Логика сверхистории обращена не на отдельных конкретных людей, но на единство народное. Поэтому и грех одного человека может быть возложен на всё единство. Поэтому и кара повергает не одного Бориса. Логика сверхистории обращается против царства и поражает оставленного во главе этого царства сына-преемника.

Убийство царевича-наследника Борисом возвращается таким же убийством, которое может начать новую череду событий, в глубине судьбы народной творящихся. Грех нового убийства будет возложен прежде всего на нового царя — Самозванца, — ибо ему таким образом расчищается дорога к власти. Но примет ли этот грех на себя и народ, как и прежде? Теперь «народ безмолвствует» — и в его молчании залог возможного освобождения от греха.

«Борис Годунов» Пушкина — произведение несомненно устремлённое к духовному уровню. Всякое трактование его как трагедии чисто исторической, политической, социальной, психологической — обречено на неуспех. Только осмысление созданного Пушкиным в категориях религиозных может принести истинный результат. Взаимодействие человека с волею Создателя или противодействие ей — вот тема трагедии. Собственно, трагедия заключается именно в противодействии, в неприятии долга, завещанного от Бога. Волю Творца ощущают неложно и возвещают другим всего трое из обилия персонажей, участников событий. Важно, что эти трое — смиренный монах, Патриарх и Юродивый. Ими движет вера, им и открывается Истина.

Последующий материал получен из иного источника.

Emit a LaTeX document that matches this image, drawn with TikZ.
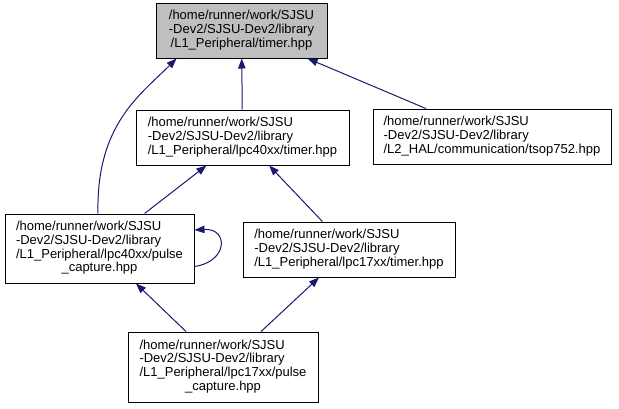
\documentclass[tikz,border=0pt]{standalone}
\usepackage{fontspec}
\setmainfont{Liberation Sans}
\usetikzlibrary{arrows.meta,calc}
\definecolor{edgeblue}{HTML}{191970}
\definecolor{topgray}{HTML}{BFBFBF}
\begin{document}
\begin{tikzpicture}[x=0.75pt,y=-0.75pt,
  box/.style={draw=black,line width=0.75pt,fill=white,inner sep=0pt,
    font=\fontsize{9.75}{10.35}\selectfont},
  edge/.style={draw=edgeblue,line width=0.75pt,
    -{Triangle[length=7.5pt,width=5.6pt]}}]
\fill[white] (0,0) rectangle (619,408);
\useasboundingbox (0,0) rectangle (619,408);

\node[box,fill=topgray,minimum width=128.25pt,minimum height=41.25pt] (top) at (241.5,30.5)
  {\begin{tabular}{@{}l@{}}/home/runner/work/SJSU\\-Dev2/SJSU-Dev2/library\\\multicolumn{1}{@{}c@{}}{/L1\_Peripheral/timer.hpp}\end{tabular}};
\node[box,minimum width=159.75pt,minimum height=41.25pt] (lpc40) at (242.5,137.5)
  {\begin{tabular}{@{}l@{}}/home/runner/work/SJSU\\-Dev2/SJSU-Dev2/library\\\multicolumn{1}{@{}c@{}}{/L1\_Peripheral/lpc40xx/timer.hpp}\end{tabular}};
\node[box,minimum width=178.5pt,minimum height=41.25pt] (tsop) at (492,136.5)
  {\begin{tabular}{@{}l@{}}/home/runner/work/SJSU\\-Dev2/SJSU-Dev2/library\\\multicolumn{1}{@{}c@{}}{/L2\_HAL/communication/tsop752.hpp}\end{tabular}};
\node[box,minimum width=141.75pt,minimum height=51.75pt] (pulse40) at (99.5,248.5)
  {\begin{tabular}{@{}l@{}}/home/runner/work/SJSU\\-Dev2/SJSU-Dev2/library\\/L1\_Peripheral/lpc40xx/pulse\\\multicolumn{1}{@{}c@{}}{\_capture.hpp}\end{tabular}};
\node[box,minimum width=159pt,minimum height=41.25pt] (lpc17) at (349,249.5)
  {\begin{tabular}{@{}l@{}}/home/runner/work/SJSU\\-Dev2/SJSU-Dev2/library\\\multicolumn{1}{@{}c@{}}{/L1\_Peripheral/lpc17xx/timer.hpp}\end{tabular}};
\node[box,minimum width=142.5pt,minimum height=52.5pt] (pulse17) at (223,367)
  {\begin{tabular}{@{}l@{}}/home/runner/work/SJSU\\-Dev2/SJSU-Dev2/library\\/L1\_Peripheral/lpc17xx/pulse\\\multicolumn{1}{@{}c@{}}{\_capture.hpp}\end{tabular}};

\draw[edge] (lpc40) -- (top);
\draw[edge] (tsop) -- (top);
\draw[edge] (pulse40) -- (lpc40);
\draw[edge] (lpc17) -- (lpc40);
\draw[edge] (pulse17) -- (pulse40);
\draw[edge] (pulse17) -- (lpc17);
\draw[edge] ($(pulse40.north)+(-1.5,0)$) .. controls (96,125) and (140,95) .. ($(top.south west)+(21,0)$);
\draw[edge] ($(pulse40.east)+(0,18)$) .. controls +(34,-5) and +(34,-2) .. ($(pulse40.east)+(0,-18.5)$);
\end{tikzpicture}
\end{document}
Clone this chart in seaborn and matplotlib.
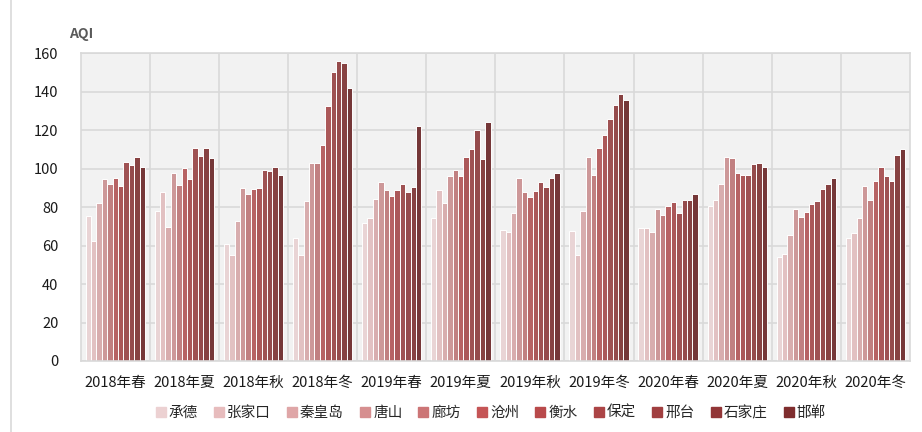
import pandas as pd
import numpy as np
import seaborn as sns
from matplotlib import pyplot as plt
from matplotlib.lines import Line2D

seasons = ['2018年春', '2018年夏', '2018年秋', '2018年冬',
           '2019年春', '2019年夏', '2019年秋', '2019年冬',
           '2020年春', '2020年夏', '2020年秋', '2020年冬']
cities = ['承德', '张家口', '秦皇岛', '唐山', '廊坊', '沧州',
          '衡水', '保定', '邢台', '石家庄', '邯郸']

# AQI per season, one list per city (in season order)
chengde      = [75.4, 78.0, 61.0, 64.0, 71.9, 74.5, 67.9, 67.6, 69.2, 80.6, 54.2, 63.8]
zhangjiakou  = [62.4, 87.7, 54.9, 55.3, 74.2, 88.7, 67.2, 54.9, 69.2, 83.5, 55.8, 66.4]
qinhuangdao  = [82.0, 69.7, 72.8, 83.0, 84.1, 82.0, 76.9, 77.8, 67.2, 91.9, 65.5, 74.2]
tangshan     = [94.6, 97.6, 89.9, 102.9, 92.9, 96.2, 95.3, 105.9, 78.9, 105.9, 78.9, 91.0]
langfang     = [92.0, 91.7, 87.0, 102.9, 88.9, 99.3, 87.9, 96.7, 75.9, 105.5, 74.9, 83.9]
cangzhou     = [95.3, 100.3, 89.6, 112.1, 85.8, 96.2, 85.4, 110.7, 80.6, 97.6, 77.5, 93.6]
hengshui     = [91.0, 94.8, 89.9, 132.8, 88.9, 105.9, 88.2, 117.7, 82.8, 96.9, 81.8, 100.7]
baoding      = [103.3, 110.7, 99.1, 150.1, 91.9, 110.2, 92.9, 125.6, 77.0, 96.9, 83.2, 96.0]
xingtai      = [101.9, 106.6, 98.6, 156.0, 87.7, 120.3, 90.6, 133.3, 83.9, 102.3, 89.6, 93.6]
shijiazhuang = [105.9, 110.7, 100.7, 155.1, 90.6, 105.0, 95.0, 139.0, 83.5, 102.8, 92.2, 106.9]
handan       = [100.9, 105.4, 96.7, 142.1, 122.0, 124.1, 97.6, 135.5, 87.0, 100.9, 95.3, 110.1]

city_values = [chengde, zhangjiakou, qinhuangdao, tangshan, langfang, cangzhou,
               hengshui, baoding, xingtai, shijiazhuang, handan]

colors = ['#ecd1d2', '#e7bcbd', '#dfa6a7', '#d68f90', '#cc7576', '#c55556',
          '#b94a4b', '#ac4546', '#a13f40', '#923637', '#7f2d2e']

rows = []
for city, vals in zip(cities, city_values):
    for s, v in zip(seasons, vals):
        rows.append({'season': s, 'city': city, 'aqi': v})
df = pd.DataFrame(rows)

sns.set_style('white')
plt.rcParams['font.family'] = ['Noto Sans CJK SC', 'DejaVu Sans']

fig = plt.figure(figsize=(9.22, 4.32), dpi=100)
ax = fig.add_axes([0.0875, 0.1644, 0.8995, 0.7122])

sns.barplot(data=df, x='season', y='aqi', hue='city', order=seasons,
            hue_order=cities, palette=colors, width=0.86, edgecolor='white',
            linewidth=0.7, ax=ax, legend=False)

ax.set_facecolor('#f2f2f2')
ax.set_ylim(0, 160)
ax.set_xlim(-0.5, len(seasons) - 0.5)
ax.set_yticks(range(0, 161, 20))
ax.set_xticks(np.arange(len(seasons) - 1) + 0.5, minor=True)
ax.grid(axis='y', which='major', color='#d9d9d9', linewidth=1.2)
ax.grid(axis='x', which='minor', color='#d9d9d9', linewidth=1.2)
ax.grid(axis='x', which='major', visible=False)
ax.set_axisbelow(True)
for sp in ax.spines.values():
    sp.set_color('#d9d9d9')
    sp.set_linewidth(1.2)
ax.tick_params(axis='both', which='both', length=0, labelsize=10.5, colors='#1a1a1a')
ax.tick_params(axis='y', pad=16)
ax.tick_params(axis='x', pad=11)
ax.set_xlabel('')
ax.set_ylabel('')

fig.text(0.088, 0.921, 'AQI', fontsize=10, fontweight='bold', color='#595959',
         ha='center', va='center')

handles = [Line2D([], [], marker='s', linestyle='none', markersize=6.5,
                  markerfacecolor=c, markeredgecolor=c) for c in colors]
fig.legend(handles, cities, loc='center', bbox_to_anchor=(0.531, 0.044),
           ncol=len(cities), frameon=False, fontsize=10.5, handletextpad=0.05,
           columnspacing=0.95, handlelength=1.0)

# left border line of the chart box
fig.add_artist(Line2D([0.0115, 0.0115], [0, 1], color='#d9d9d9', linewidth=1.2,
                      transform=fig.transFigure))

fig.savefig('out.png', dpi=100)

Что противостоит вере? Безверие. Трагедия «Борис Годунов» есть трагедия безверия, ведущего к упорству в грехе и обрекающего единство народное на бедствия исторической реальности.


 

 

3.

 

Безверие стало и объединяющей темою цикла одноактных драматических произведений Пушкина, известных под общим названием «Маленькие трагедии» и созданных осенью 1830 года в Болдине.

Очевиднее всего безверие проявляется в предпочтении сокровищ земных — сокровищам небесным. Обличений приверженности к богатству и в Писании, и у Святых Отцов преизобильно, и известны они вполне.

«И еще говорю вам: удобнее верблюду пройти сквозь игольные уши, нежели богатому войти в Царство Божие»(Мф. 19, 24).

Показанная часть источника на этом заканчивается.